Pennsylvania, New Jersey, and Philly have begun preparations, but full deployment of what New Jersey Gov. Phil Murphy vowed would be an “army” of contact tracers is still weeks away. Meanwhile, millions of people across the country and thousands in our region are leaving their homes, going back to work, or heading down the Shore. Pressure to fully revive a largely comatose economy is intensifying, incoherent signals from the White House continue, the virus remains contagious, and America once again is playing catch-up with a fast-moving pandemic.

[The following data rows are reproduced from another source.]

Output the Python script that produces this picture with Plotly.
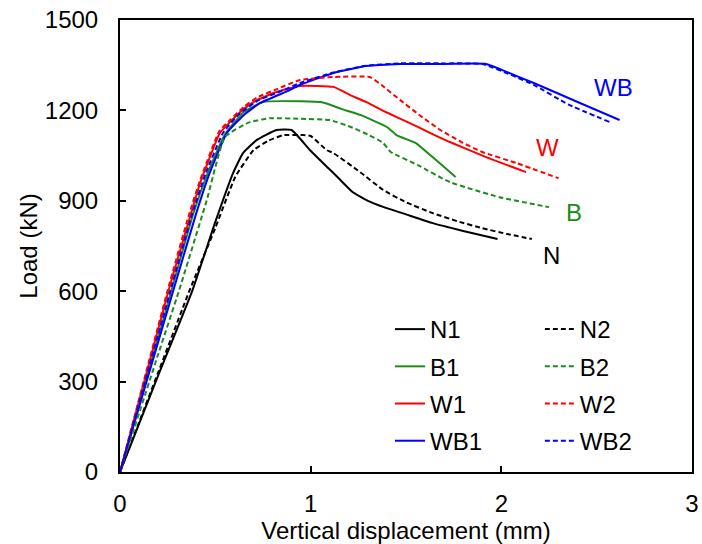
import plotly.graph_objects as go

# ---- data ----
N1_x = [0, 0.2, 0.38, 0.5, 0.593, 0.645, 0.718, 0.82, 0.90, 0.997, 1.14, 1.22, 1.30, 1.38, 1.50, 1.64, 1.80, 1.98]
N1_y = [0, 320, 603, 830, 992, 1058, 1102, 1135, 1135, 1068, 979, 929, 900, 880, 855, 826, 800, 773]

N2_x = [0, 0.2, 0.365, 0.50, 0.605, 0.70, 0.78, 0.855, 0.96, 1.0, 1.085, 1.12, 1.26, 1.38, 1.50, 1.64, 1.77, 1.90, 2.03, 2.16]
N2_y = [0, 330, 603, 810, 980, 1068, 1100, 1118, 1118, 1115, 1068, 1058, 995, 936, 895, 859, 832, 809, 790, 773]

B1_x = [0, 0.2, 0.27, 0.385, 0.46, 0.55, 0.65, 0.75, 0.95, 1.065, 1.16, 1.26, 1.40, 1.45, 1.55, 1.63, 1.70, 1.76]
B1_y = [0, 445, 603, 859, 992, 1120, 1195, 1228, 1230, 1226, 1205, 1185, 1145, 1118, 1092, 1050, 1012, 979]

B2_x = [0, 0.2, 0.31, 0.455, 0.55, 0.68, 0.787, 0.95, 1.10, 1.21, 1.30, 1.38, 1.42, 1.56, 1.73, 1.99, 2.25]
B2_y = [0, 390, 603, 902, 1112, 1161, 1174, 1172, 1168, 1145, 1120, 1092, 1062, 1019, 962, 912, 879]

W1_x = [0, 0.255, 0.367, 0.42, 0.524, 0.577, 0.65, 0.718, 0.82, 0.944, 1.12, 1.20, 1.29, 1.40, 1.52, 1.62, 1.73, 1.92, 2.13]
W1_y = [0, 603, 846, 958, 1125, 1161, 1205, 1234, 1261, 1281, 1278, 1253, 1228, 1193, 1158, 1127, 1095, 1045, 995]

W2_x = [0, 0.25, 0.36, 0.42, 0.52, 0.58, 0.65, 0.72, 0.82, 0.944, 1.12, 1.31, 1.38, 1.47, 1.58, 1.68, 1.79, 1.90, 2.08, 2.30]
W2_y = [0, 603, 850, 968, 1130, 1170, 1212, 1243, 1270, 1301, 1311, 1311, 1280, 1234, 1180, 1135, 1095, 1062, 1025, 975]

WB1_x = [0, 0.28, 0.40, 0.47, 0.56, 0.65, 0.734, 0.89, 0.944, 1.12, 1.29, 1.47, 1.70, 1.92, 2.05, 2.17, 2.40, 2.62]
WB1_y = [0, 603, 859, 992, 1125, 1185, 1224, 1267, 1285, 1324, 1347, 1354, 1354, 1354, 1322, 1291, 1228, 1168]

WB2_x = [0, 0.265, 0.38, 0.45, 0.54, 0.62, 0.72, 0.85, 0.944, 1.12, 1.29, 1.47, 1.70, 1.90, 2.05, 2.17, 2.35, 2.57]
WB2_y = [0, 603, 859, 992, 1125, 1185, 1232, 1265, 1291, 1326, 1348, 1356, 1356, 1354, 1318, 1285, 1220, 1161]

group_labels = ["WB", "W", "B", "N"]
group_label_x = [2.586, 2.24, 2.38, 2.265]
group_label_y = [1277, 1078, 862, 720]

x_ticks = [0, 1, 2, 3]
y_ticks = [0, 300, 600, 900, 1200, 1500]

BLACK = "#000000"
GREEN = "#1a8c1a"
RED = "#ff0000"
BLUE = "#0000ff"
FONT = "Arial, Liberation Sans, sans-serif"
FS = 24
DASH = "5px,3px"

series = [
    ("N1", N1_x, N1_y, BLACK, "solid", "legend"),
    ("B1", B1_x, B1_y, GREEN, "solid", "legend"),
    ("W1", W1_x, W1_y, RED, "solid", "legend"),
    ("WB1", WB1_x, WB1_y, BLUE, "solid", "legend"),
    ("N2", N2_x, N2_y, BLACK, DASH, "legend2"),
    ("B2", B2_x, B2_y, GREEN, DASH, "legend2"),
    ("W2", W2_x, W2_y, RED, DASH, "legend2"),
    ("WB2", WB2_x, WB2_y, BLUE, DASH, "legend2"),
]

fig = go.Figure()
for name, xs, ys, col, dash, leg in series:
    fig.add_trace(go.Scatter(
        x=xs, y=ys, mode="lines", name=name, legend=leg, legendgroup=name,
        line=dict(color=col, width=2, dash=dash, shape="spline", smoothing=0.4),
    ))

label_colors = [BLUE, RED, GREEN, BLACK]
for t, lx, ly, c in zip(group_labels, group_label_x, group_label_y, label_colors):
    fig.add_annotation(x=lx, y=ly, text=t, showarrow=False,
                       font=dict(family=FONT, size=FS, color=c))

axis_common = dict(
    showline=True, linewidth=2, linecolor="black", mirror=True,
    ticks="inside", ticklen=6, tickwidth=1.5, tickcolor="black",
    showgrid=False, zeroline=False, automargin=False,
    ticklabeloverflow="allow",
    tickfont=dict(family=FONT, size=FS, color="black"),
)

fig.update_layout(
    width=702, height=544,
    margin=dict(l=120, r=10, t=20, b=72),
    paper_bgcolor="white", plot_bgcolor="white",
    font=dict(family=FONT, size=FS, color="black"),
    xaxis=dict(range=[0, 3], tickvals=x_ticks, ticklabelstandoff=9,
               title=dict(text="Vertical displacement (mm)", standoff=0,
                          font=dict(family=FONT, size=FS)),
               **axis_common),
    yaxis=dict(range=[0, 1500], tickvals=y_ticks, ticklabelstandoff=15,
               title=dict(text="Load (kN)", standoff=0,
                          font=dict(family=FONT, size=FS)),
               **axis_common),
    legend=dict(x=0.472, y=0.365, xanchor="left", yanchor="top",
                bgcolor="rgba(0,0,0,0)", tracegroupgap=3,
                font=dict(family=FONT, size=FS)),
    legend2=dict(x=0.734, y=0.365, xanchor="left", yanchor="top",
                 bgcolor="rgba(0,0,0,0)", tracegroupgap=3,
                 font=dict(family=FONT, size=FS)),
)

# the page's default 8px body margin would shift the figure; remove it
fig.write_html("out.html", config={"displayModeBar": False},
               post_script="document.body.style.margin='0';")
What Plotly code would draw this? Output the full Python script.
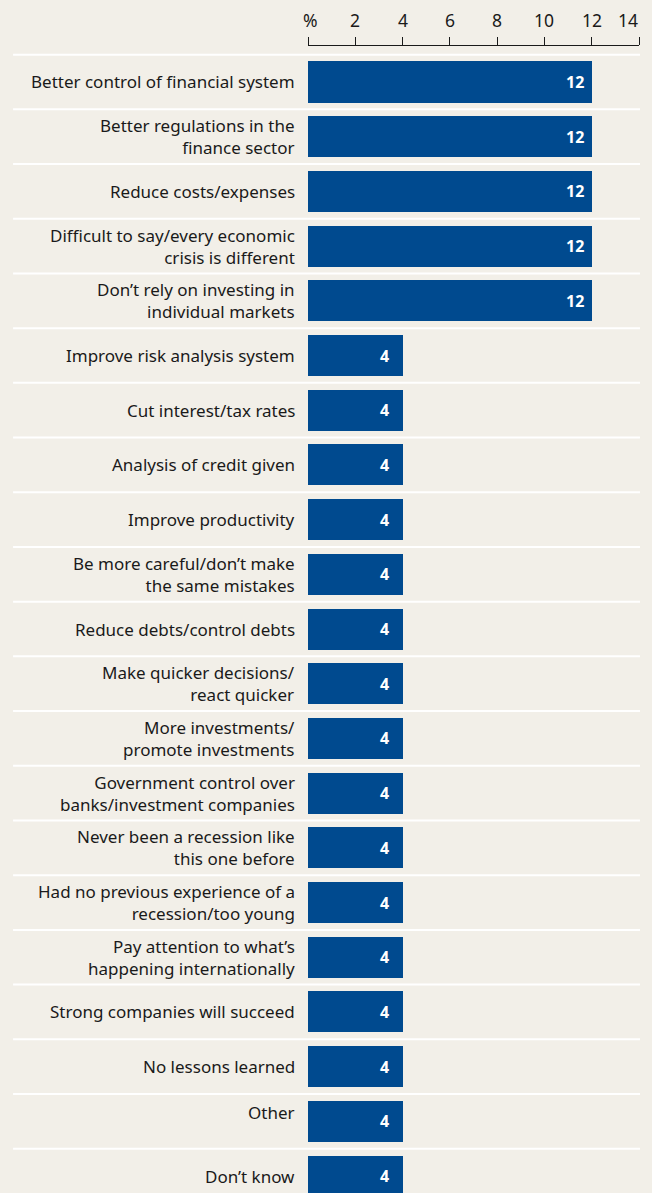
import plotly.graph_objects as go

# Survey answers (share of respondents, %)
categories = [
    "Better control of financial system",
    "Better regulations in the<br>finance sector",
    "Reduce costs/expenses",
    "Difficult to say/every economic<br>crisis is different",
    "Don’t rely on investing in<br>individual markets",
    "Improve risk analysis system",
    "Cut interest/tax rates",
    "Analysis of credit given",
    "Improve productivity",
    "Be more careful/don’t make<br>the same mistakes",
    "Reduce debts/control debts",
    "Make quicker decisions/<br>react quicker",
    "More investments/<br>promote investments",
    "Government control over<br>banks/investment companies",
    "Never been a recession like<br>this one before",
    "Had no previous experience of a<br>recession/too young",
    "Pay attention to what’s<br>happening internationally",
    "Strong companies will succeed",
    "No lessons learned",
    "Other",
    "Don’t know",
]
values = [12, 12, 12, 12, 12, 4, 4, 4, 4, 4, 4, 4, 4, 4, 4, 4, 4, 4, 4, 4, 4]
tick_vals = [0, 2, 4, 6, 8, 10, 12, 14]
tick_text = ["%", "2", "4", "6", "8", "10", "12", "14"]

BG = "#f2efe8"
BAR = "#004a8f"
INK = "#1a1a1a"
FONT = "Noto Sans, Arial, sans-serif"

pos = list(range(len(categories)))

fig = go.Figure(go.Bar(
    x=values, y=pos, orientation="h",
    marker=dict(color=BAR, line=dict(width=0)),
    width=0.75, hoverinfo="skip",
))

# White row separators running across the label column and the plot
shapes = []
for k in pos:
    shapes.append(dict(type="line", xref="paper", yref="y",
                       x0=-0.891, x1=1.003, y0=k - 0.5, y1=k - 0.5,
                       line=dict(color="white", width=2), layer="below"))

annotations = []
for k, (c, v) in enumerate(zip(categories, values)):
    annotations.append(dict(
        x=0, y=k, xref="x", yref="y", text=c, showarrow=False,
        xanchor="right", yanchor="middle", align="right", xshift=-11,
        yshift=9 if c == "Other" else 0,
        font=dict(family=FONT, size=17, color=INK),
    ))
    annotations.append(dict(
        x=v, y=k, xref="x", yref="y", text="<b>%d</b>" % v, showarrow=False,
        xanchor="right", yanchor="middle", xshift=-6 if v >= 10 else -12,
        font=dict(family=FONT, size=16, color="white"),
    ))

# Axis numbers above the ticks; the last one is tucked inside the axis end
for tv, tt in zip(tick_vals, tick_text):
    last = tv == tick_vals[-1]
    annotations.append(dict(
        x=tv, y=1, xref="x", yref="paper", text=tt, showarrow=False,
        xanchor="right" if last else "center", yanchor="middle",
        xshift=1 if last else (2 if tt == "%" else 0), yshift=26,
        font=dict(family=FONT, size=17.5, color=INK),
    ))

fig.update_layout(
    width=652, height=1193,
    margin=dict(l=308, r=13, t=46, b=0),
    paper_bgcolor=BG, plot_bgcolor=BG,
    showlegend=False, bargap=0,
    shapes=shapes, annotations=annotations,
    xaxis=dict(
        side="top", range=[0, 14], tickvals=tick_vals, showticklabels=False,
        showgrid=False, zeroline=False, showline=True,
        linecolor=INK, linewidth=1.2, ticks="outside", ticklen=8,
        tickcolor=INK, tickwidth=1.2,
    ),
    yaxis=dict(
        range=[20.31, -0.658], showticklabels=False, showgrid=False,
        zeroline=False, showline=False, ticks="",
    ),
)

fig.write_html("out.html")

This is inexplicable, because contact tracing’s value as a key contagion control tool — particularly when case numbers are relatively low — is well established. It’s even been recognized by the Centers for Disease Control as a key component of any national strategy. And health departments in Pennsylvania, New Jersey, and Philadelphia have long operated such programs for sexually transmitted and other diseases, with confidentiality and privacy protections in place.

Since April, the city health department has been collaborating with Penn Public Health to provide coronavirus contact tracing on a small scale. New Jersey’s health department website includes a registration form for people interested in contact tracer training; more than 41,000 people have responded so far. The Pennsylvania health department also is soliciting interest online; state officials say they already have the ability to conduct contact tracing for the counties that are reopening, and are working to increase capacity statewide.

Political and bureaucratic turf battles, as well as technical problems, were largely responsible for delaying the nationwide availability of testing, which, like tracking — and for that matter, social distancing — is a proven infection control tool. But it’s not clear why Pennsylvania and New Jersey aren’t as far along in expanded contact tracing as, say, Massachusetts, where Gov. Charlie Baker announced his state’s COVID-19 Community Tracing Collaborative on April 3. More recently, Pennsylvania, New Jersey, and Philadelphia have identified federal sources that will help pay for the time-consuming and labor-intensive contact tracing process.

New cases and hospitalizations appear to be reaching a plateau in parts of the region, but hot spots continue to flare up. Chances for exposure will increase as more people venture back into the world, where the virus incubates in infected victims for 14 days and asymptomatic people can unknowingly spread it. Philadelphia and its surrounding counties remain in lockdown, and most New Jersey retail, personal service establishments, and indoor restaurant operations are still closed. The promised armies of contact tracers should be ready for duty by the time the entire Philly region goes back to work -- and preferably before.